Primorosamente dirigido por Fernando Meirelles,
o filme “Cidade de Deus” é a obra inigualável que é (sem sombra de dúvidas, um
dos melhores filmes de todos os tempos) graças à capacidade de seu diretor em
gerenciar e administrar o talento de específicos colaboradores envolvidos: A
co-direção vigorosa de Kátia Lund, a preparação de elenco assombrosa de Fátima
Toledo, o roteiro brilhantemente detalhado e minucioso de Braulio Mantovani, a
fotografia cheia de imaginação de César Charlone e, aliado a todos esses
predicados, a montagem carregada de sensibilidade e alta voltagem de Daniel
Rezende.
Todos eles, em conjunto, transformam este filme
num trabalho sem igual.
“Cidade de Deus” parte das reminiscências de um
único personagem específico, Busca-Pé (vivido na infância por Luis Otávio, e na
juventude, por Alexandre Rodrigues), para narrar a transformação da
criminalidade na favela da Cidade de Deus desde o fim dos anos 1960 até o
começo dos anos 1980 –a cena inicial que mostra o retrocesso no tempo de suas
memórias é um exemplo poderoso da técnica cinematográfica de primeiro mundo
empregada por Meirelles: Numa seqüência sensacional que lembra o arrojado
“bullet time” de “Matrix”, dos Irmãos Wachowski (hoje, irmãs...) vemos a câmera
circundar Busca-Pé, e regressar no tempo, rejuvenescendo os atores e
transmutando o ambiente a sua volta.
Pelos olhos do perplexo Busca-Pé acompanhamos
(entre outros notáveis personagens que vêem e vão) a ascensão e queda de Zé
Pequeno (o jovem Douglas Silva, na fase “Dadinho”, e o ótimo Leandro Firmino,
quando por fim assume essa alcunha), cruel rei do tráfico, cuja sanha psicopata
é responsável por alguns dos mais inacreditáveis momentos do filme, como os
confrontos insanos e sucessivos contra Mané Galinha (Seu Jorge, magnífico) e
seu comparsa Cenoura (Matheus Nachtergaele) que dominam o explosivo trecho
final do filme.
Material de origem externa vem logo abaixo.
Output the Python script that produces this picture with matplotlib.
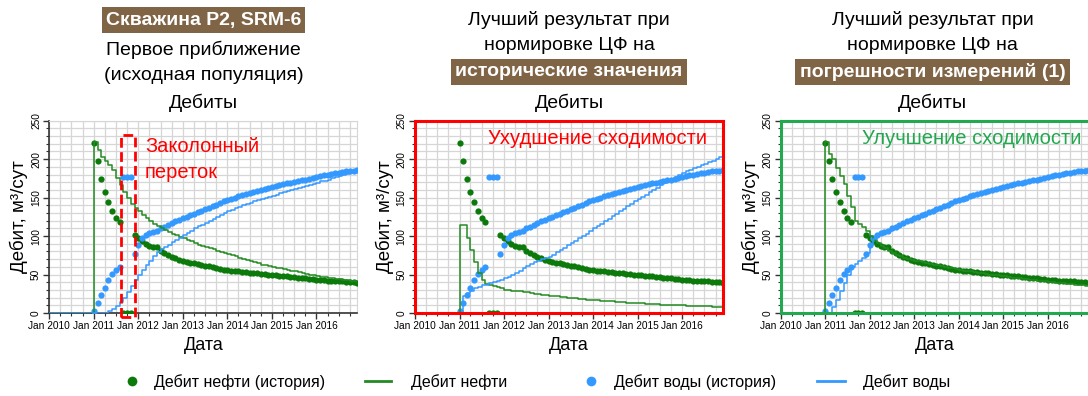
import datetime as dt
import matplotlib
matplotlib.use('Agg')
import matplotlib.pyplot as plt
import matplotlib.dates as mdates
from matplotlib.ticker import MultipleLocator
from matplotlib.lines import Line2D
from matplotlib.patches import Rectangle
import pandas as pd

plt.rcParams['font.family'] = ['Liberation Sans', 'DejaVu Sans']

# ---------------- data ----------------
hist_dates = pd.date_range('2011-01-01', '2016-12-01', freq='MS')
model_dates = [pd.Timestamp('2010-01-01')] + list(hist_dates)

oil_hist = [221, 198, 174, 157, 144, 133, 124, 118,
            0, 0, 0,
            101, 97, 94, 90, 87, 86, 86, 80, 77.5, 75, 73, 71, 69,
            67.5, 66.5, 65.5, 64.5, 63.5, 62.5, 61.5, 60.5, 59.5, 58.5, 57.5, 56.5,
            55.5, 55, 54.5, 54, 53.5, 53, 52.5, 52, 51.5, 51, 50.5, 50,
            49.5, 49, 48.5, 48, 47.5, 47, 46.5, 46, 45.5, 45, 44.5, 44,
            43.5, 43, 42.5, 42, 42, 41.5, 41, 41, 40.5, 40, 40, 39.5]

water_hist = [3, 13, 23, 33, 43, 51, 56, 60,
              177, 177, 177,
              77, 88, 97, 101, 104, 105, 106, 110, 112, 114.5, 117, 119, 121,
              123, 125, 127, 129, 131, 133, 135, 137, 139, 141, 143, 145,
              147, 148.5, 150, 151.5, 153, 154.5, 156, 157.5, 159, 160, 161.5, 163,
              164, 165, 166, 167.5, 168.5, 169.5, 170.5, 171.5, 172.5, 173.5, 174.5, 175.5,
              177, 178, 179, 180, 180.5, 181.5, 182, 183, 184, 184.5, 185, 186]

# model values: first value = Jan 2010, then monthly Jan 2011 .. Dec 2016
oil_model_first = [0,
                   222, 212, 203, 197, 192, 186, 176, 166, 157, 149, 142, 137,
                   133, 128, 124, 120, 116, 113, 110, 108, 105, 103, 101, 99,
                   97, 95, 93, 91, 89, 87.5, 86, 84.5, 83, 81, 79.5, 78,
                   76.5, 75, 73.5, 72, 70.5, 69, 67.5, 66, 64.5, 63, 62, 61,
                   60, 59, 58, 57, 56, 55, 54, 53, 52, 51, 50, 49,
                   48, 47, 46.5, 46, 45.5, 44.5, 44, 43, 42.5, 41.5, 41, 40]

water_model_first = [0,
                     0, 0, 0, 0, 2, 5, 9, 14, 20, 27, 35, 43,
                     50, 56, 62, 68, 74, 79, 83, 86, 89, 92, 95, 98,
                     101, 104, 107, 110, 112.5, 115, 117.5, 120, 122.5, 125, 127.5, 130,
                     132, 134, 136, 138, 140, 142, 143.5, 145, 146.5, 148, 149.5, 151,
                     152.5, 154, 155.5, 157, 158.5, 160, 161.5, 163, 164, 165.5, 167, 168,
                     169.5, 171, 172, 173.5, 175, 176.5, 178, 179.5, 181, 182.5, 184, 186]

oil_model_hist_norm = [0,
                       115, 115, 98, 82, 66, 52, 43, 38, 36, 35, 33.5, 32,
                       30, 29.5, 29, 28.5, 28, 27.5, 27, 26, 25, 24.5, 24, 23,
                       22.5, 22, 21.5, 21, 20.5, 20, 19.5, 19, 18.5, 18, 17.5, 17.5,
                       17, 16.5, 16, 16, 15.5, 15, 14.5, 14.5, 14, 13.5, 13.5, 13,
                       13, 12.5, 12, 12, 11.5, 11.5, 11, 11, 10.5, 10.5, 10, 10,
                       10, 9.5, 9.5, 9, 9, 9, 8.5, 8.5, 8, 8, 8, 7.5]

water_model_hist_norm = [0,
                         0, 22, 26, 29, 32, 34, 36, 37, 38.5, 40, 41.5, 43,
                         45, 47, 49, 52, 55, 58, 61, 63.5, 66, 68, 70, 71.5,
                         73, 76, 79, 82, 85, 88, 91, 94, 97, 100, 103, 106.5,
                         110, 113, 116, 119, 122.5, 126, 129, 132, 135, 138.5, 141.5, 145,
                         148, 151, 154, 157, 160, 163, 166, 168.5, 171, 174, 177, 179.5,
                         182, 184, 186, 188, 190, 192, 194, 196, 198, 200, 202.5, 205]

oil_model_err_norm = [0,
                      222, 207, 200, 188, 178, 168, 152, 138, 120, 116, 112, 107,
                      100, 95, 91, 87, 84, 81, 78, 76, 74, 72, 70.5, 69,
                      68, 67, 66, 65, 64, 63, 62, 61, 60, 59, 58, 57,
                      56, 55, 54.5, 54, 53, 52, 51.5, 51, 50, 49.5, 49, 48,
                      47.5, 47, 46, 45.5, 45, 44.5, 44, 43, 42.5, 42, 41.5, 41,
                      40.5, 40, 39.5, 39, 38.5, 38, 37.5, 37, 36.5, 36, 35.5, 35]

water_model_err_norm = [0,
                        0, 0, 8, 17, 28, 39, 50, 60, 64, 68, 72, 78,
                        88, 96, 101, 104, 106, 107, 110, 112, 114.5, 117, 119, 121,
                        123.5, 125.5, 127.5, 129.5, 131.5, 133.5, 135.5, 137.5, 139.5, 141.5, 143.5, 145.5,
                        147.5, 149, 150.5, 152, 153.5, 155, 156.5, 158, 159.5, 160.5, 162, 163.5,
                        164.5, 165.5, 166.5, 168, 169, 170, 171, 172, 173, 174, 175, 176,
                        177.5, 178.5, 179.5, 180.5, 181.5, 182.5, 183.5, 184.5, 185.5, 186.5, 187, 188]

y_label = 'Дебит, м³/сут'
x_label = 'Дата'
sub_title = 'Дебиты'
legend_labels = ['Дебит нефти (история)', 'Дебит нефти', 'Дебит воды (история)', 'Дебит воды']

# ---------------- style ----------------
OIL_DOT = '#0b7a0b'
OIL_LINE = '#228b22'
WATER_DOT = '#3399ff'
WATER_LINE = '#3399ff'
BROWN = '#806446'
RED = '#ff0000'
GREEN_FRAME = '#22a84e'

W, H = 1088, 396
fig = plt.figure(figsize=(W / 100, H / 100), dpi=100)


def fx(px):
    return px / W


def fy(py):
    return 1 - py / H


AX_TOP, AX_BOT = 120.7, 313.0
AX_W = 308.0


def make_axes(x0):
    return fig.add_axes([fx(x0), fy(AX_BOT), AX_W / W, (AX_BOT - AX_TOP) / H])


def draw_panel(ax, oil_model, water_model, frame_color=None):
    ax.plot(hist_dates, oil_hist, 'o', color=OIL_DOT, ms=4.5, mew=0, zorder=3)
    ax.plot(hist_dates, water_hist, 'o', color=WATER_DOT, ms=4.5, mew=0, zorder=3)
    ax.step(model_dates, oil_model, where='post', color=OIL_LINE, lw=1.1, zorder=4)
    ax.step(model_dates, water_model, where='post', color=WATER_LINE, lw=1.1, zorder=4)

    ax.set_xlim(dt.datetime(2010, 1, 1), dt.datetime(2016, 12, 1))
    ax.set_ylim(0, 250)
    ax.xaxis.set_major_locator(mdates.YearLocator())
    ax.xaxis.set_major_formatter(mdates.DateFormatter('%b %Y'))
    ax.xaxis.set_minor_locator(mdates.MonthLocator(bymonth=[4, 7, 10]))
    ax.yaxis.set_major_locator(MultipleLocator(50))
    ax.yaxis.set_minor_locator(MultipleLocator(10))
    ax.grid(which='both', color='#d6d6d6', lw=0.9)
    ax.set_axisbelow(True)
    ax.tick_params(axis='both', which='major', labelsize=7.3, length=4, width=1, color='#333333', pad=2)
    ax.tick_params(axis='both', which='minor', length=2.5, width=0.8, color='#333333')
    ax.tick_params(axis='y', labelrotation=90)
    for lab in ax.get_yticklabels():
        lab.set_va('center')
    ax.set_ylabel(y_label, fontsize=13.5)
    ax.yaxis.set_label_coords(-0.068, 0.5)
    ax.set_xlabel(x_label, fontsize=13)
    ax.xaxis.set_label_coords(0.5, -0.125)

    if frame_color is None:
        for s in ('left', 'bottom'):
            ax.spines[s].set_color('#333333')
            ax.spines[s].set_linewidth(1.2)
        for s in ('top', 'right'):
            ax.spines[s].set_color('#d6d6d6')
    else:
        for s in ax.spines.values():
            s.set_color(frame_color)
            s.set_linewidth(2.2)
            s.set_zorder(5)


ax1 = make_axes(49.3)
ax2 = make_axes(415.0)
ax3 = make_axes(780.7)
draw_panel(ax1, oil_model_first, water_model_first)
draw_panel(ax2, oil_model_hist_norm, water_model_hist_norm, RED)
draw_panel(ax3, oil_model_err_norm, water_model_err_norm, GREEN_FRAME)

# red dashed box (behind-casing flow)
x_a = mdates.date2num(dt.datetime(2011, 8, 8))
x_b = mdates.date2num(dt.datetime(2011, 12, 2))
ax1.add_patch(Rectangle((x_a, -5), x_b - x_a, 236.5, fill=False, ec=RED, lw=2,
                        ls=(0, (3.5, 1.6)), clip_on=False, zorder=6))

# ---------------- titles ----------------
TS = 14
box = dict(boxstyle='square,pad=0.22', fc=BROWN, ec='none')
cx1, cx2, cx3 = 203.5, 569.0, 932.5
fig.text(fx(cx1), fy(20), 'Скважина P2, SRM-6', ha='center', va='center', fontsize=TS,
         color='white', fontweight='bold', bbox=box)
fig.text(fx(cx1), fy(50), 'Первое приближение', ha='center', va='center', fontsize=TS)
fig.text(fx(cx1), fy(75), '(исходная популяция)', ha='center', va='center', fontsize=TS)

fig.text(fx(cx2), fy(20), 'Лучший результат при', ha='center', va='center', fontsize=TS)
fig.text(fx(cx2), fy(45), 'нормировке ЦФ на', ha='center', va='center', fontsize=TS)
fig.text(fx(cx2), fy(72), 'исторические значения', ha='center', va='center', fontsize=TS,
         color='white', fontweight='bold', bbox=box)

fig.text(fx(cx3), fy(20), 'Лучший результат при', ha='center', va='center', fontsize=TS)
fig.text(fx(cx3), fy(45), 'нормировке ЦФ на', ha='center', va='center', fontsize=TS)
fig.text(fx(cx3), fy(72), 'погрешности измерений (1)', ha='center', va='center', fontsize=TS,
         color='white', fontweight='bold', bbox=box)

for c in (cx1, cx2, cx3):
    fig.text(fx(c), fy(103), sub_title, ha='center', va='center', fontsize=TS)

# annotations
fig.text(fx(145), fy(147), 'Заколонный', ha='left', va='center', fontsize=14.5, color=RED)
fig.text(fx(145), fy(172), 'переток', ha='left', va='center', fontsize=14.5, color=RED)
fig.text(fx(488), fy(138.5), 'Ухудшение сходимости', ha='left', va='center', fontsize=14.5, color=RED)
fig.text(fx(861.5), fy(138.5), 'Улучшение сходимости', ha='left', va='center', fontsize=14.5,
         color=GREEN_FRAME)

# ---------------- legend ----------------
handles = [
    Line2D([], [], ls='none', marker='o', ms=7, mew=0, color=OIL_DOT),
    Line2D([], [], color=OIL_LINE, lw=2),
    Line2D([], [], ls='none', marker='o', ms=7, mew=0, color=WATER_DOT),
    Line2D([], [], color=WATER_LINE, lw=2),
]
LFS = 11.5
leg_specs = [(118.8, 1.6, 0.63), (365.0, 1.6, 1.25), (578.2, 1.6, 0.63), (817.0, 1.75, 1.1)]
for h, lab, (left, hl, pad) in zip(handles, legend_labels, leg_specs):
    fig.legend([h], [lab], loc='center left', bbox_to_anchor=(fx(left), fy(382)),
               frameon=False, fontsize=LFS, handlelength=hl, handletextpad=pad,
               borderpad=0, borderaxespad=0)

fig.savefig('out.png', dpi=100)
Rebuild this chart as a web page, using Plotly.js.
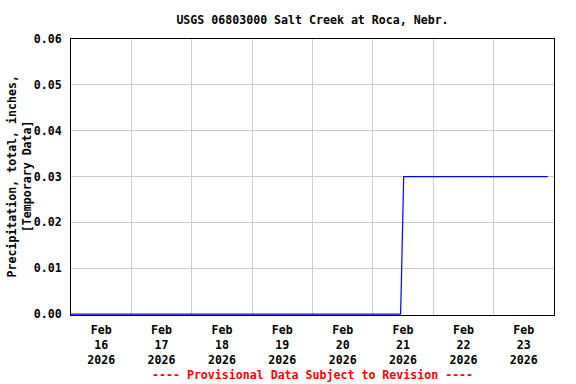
<!DOCTYPE html>
<html>
<head>
<meta charset="utf-8">
<script src="https://cdn.plot.ly/plotly-3.0.1.min.js"></script>
<style>html,body{margin:0;padding:0;background:#fff;}#chart{width:576px;height:384px;}</style>
</head>
<body>
<div id="chart"></div>
<script>
// Precipitation readings (inches) — key points
const times = [
  "2026-02-16 00:00",
  "2026-02-21 11:00",
  "2026-02-21 11:15",
  "2026-02-21 11:30",
  "2026-02-21 11:45",
  "2026-02-21 12:00",
  "2026-02-21 12:15",
  "2026-02-23 21:30"
];
const precip = [0.000, 0.000, 0.005, 0.010, 0.015, 0.025, 0.030, 0.030];

const dayTicks = ["2026-02-16 12:00","2026-02-17 12:00","2026-02-18 12:00","2026-02-19 12:00",
                  "2026-02-20 12:00","2026-02-21 12:00","2026-02-22 12:00","2026-02-23 12:00"];
const dayLabels = ["Feb<br>16<br>2026","Feb<br>17<br>2026","Feb<br>18<br>2026","Feb<br>19<br>2026",
                   "Feb<br>20<br>2026","Feb<br>21<br>2026","Feb<br>22<br>2026","Feb<br>23<br>2026"];
const dayBounds = ["2026-02-17","2026-02-18","2026-02-19","2026-02-20","2026-02-21","2026-02-22","2026-02-23"];
const yTicks = [0, 0.01, 0.02, 0.03, 0.04, 0.05, 0.06];

const fontFam = "DejaVu Sans Mono, monospace";
const fs = 11.6;

const trace = {
  x: times, y: precip, type: "scatter", mode: "lines",
  line: {color: "#0000ff", width: 1.2},
  hoverinfo: "skip"
};

const layout = {
  width: 576, height: 384,
  margin: {l: 71, r: 22, t: 39, b: 69},
  paper_bgcolor: "#fff", plot_bgcolor: "#fff",
  showlegend: false,
  font: {family: fontFam, size: fs, color: "#000", weight: "bold"},
  title: {
    text: "USGS 06803000 Salt Creek at Roca, Nebr.",
    font: {family: fontFam, size: fs, color: "#000", weight: "bold"},
    x: 0.5, xref: "paper", y: 1 - 19.5/384, yref: "container", yanchor: "middle"
  },
  xaxis: {
    type: "date",
    range: ["2026-02-16 00:00", "2026-02-24 00:00"],
    tickmode: "array", tickvals: dayTicks, ticktext: dayLabels,
    ticks: "", showgrid: false,
    minor: {tickmode: "array", tickvals: dayBounds, showgrid: true, gridcolor: "#cccccc", gridwidth: 1, ticks: ""},
    showline: true, linecolor: "#000", linewidth: 1, mirror: true,
    zeroline: false,
    tickfont: {family: fontFam, size: fs, color: "#000", weight: "bold"},
    ticklabelstandoff: 4
  },
  yaxis: {
    range: [-0.0002, 0.06],
    tickmode: "array", tickvals: yTicks, tickformat: ".2f",
    ticks: "", showgrid: true, gridcolor: "#cccccc", gridwidth: 1,
    showline: true, linecolor: "#000", linewidth: 1, mirror: true,
    zeroline: false,
    tickfont: {family: fontFam, size: fs, color: "#000", weight: "bold"},
    ticklabelstandoff: 6
  },
  annotations: [{
    text: "Precipitation, total, inches,<br>[Temporary Data]",
    xref: "paper", yref: "paper", x: (18.5 - 71) / 483, y: 0.5,
    xanchor: "center", yanchor: "middle", showarrow: false, textangle: -90,
    font: {family: fontFam, size: fs, color: "#000", weight: "bold"}
  }, {
    text: "---- Provisional Data Subject to Revision ----",
    xref: "paper", yref: "paper", x: 0.5, y: (315 - 375) / 276,
    xanchor: "center", yanchor: "middle", showarrow: false,
    font: {family: fontFam, size: fs, color: "#ff0000", weight: "bold"}
  }]
};

Plotly.newPlot("chart", [trace], layout, {staticPlot: true, displayModeBar: false});
</script>
</body>
</html>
O ímpeto narrativo de Meirelles remete ao fulgor vertiginoso de
Martin Scorsese em “Os Bons Companheiros” –e esta não é, de forma alguma, uma
comparação desmedida.
Paralelo à trajetória de Zé Pequeno,
testemunhamos Busca-Pé, como todo morador da favela, em busca do seu próprio
lugar ao sol, primeiro flertando atrapalhadamente com a criminalidade (ele só
não entra para o crime graças à inépcia como criminoso) e depois descobrindo
sua paixão pela fotografia (ele termina sendo responsável por uma das mais
icônicas fotos de Zé Pequeno).
Sem dúvida, um dos grandes filmes nacionais de
todos os tempos.
Por seu trabalho preciso e meticuloso na
direção, Fernando Meirelles obteve aqui uma indicação ao Oscar de Melhor
Diretor, algo sem precedentes para um cineasta brasileiro (uma pena que,
naquele ano, ele concorreu diretamente com o favoritismo implacável de Peter
Jackson e seu “O Senhor dos Anéis-O Retorno do Rei”).
Pena: Seu retrato magistral
da violência urbana e da combinação caótica de drogas, armas e adolescentes
merecia todos os prêmios a que tinha direito.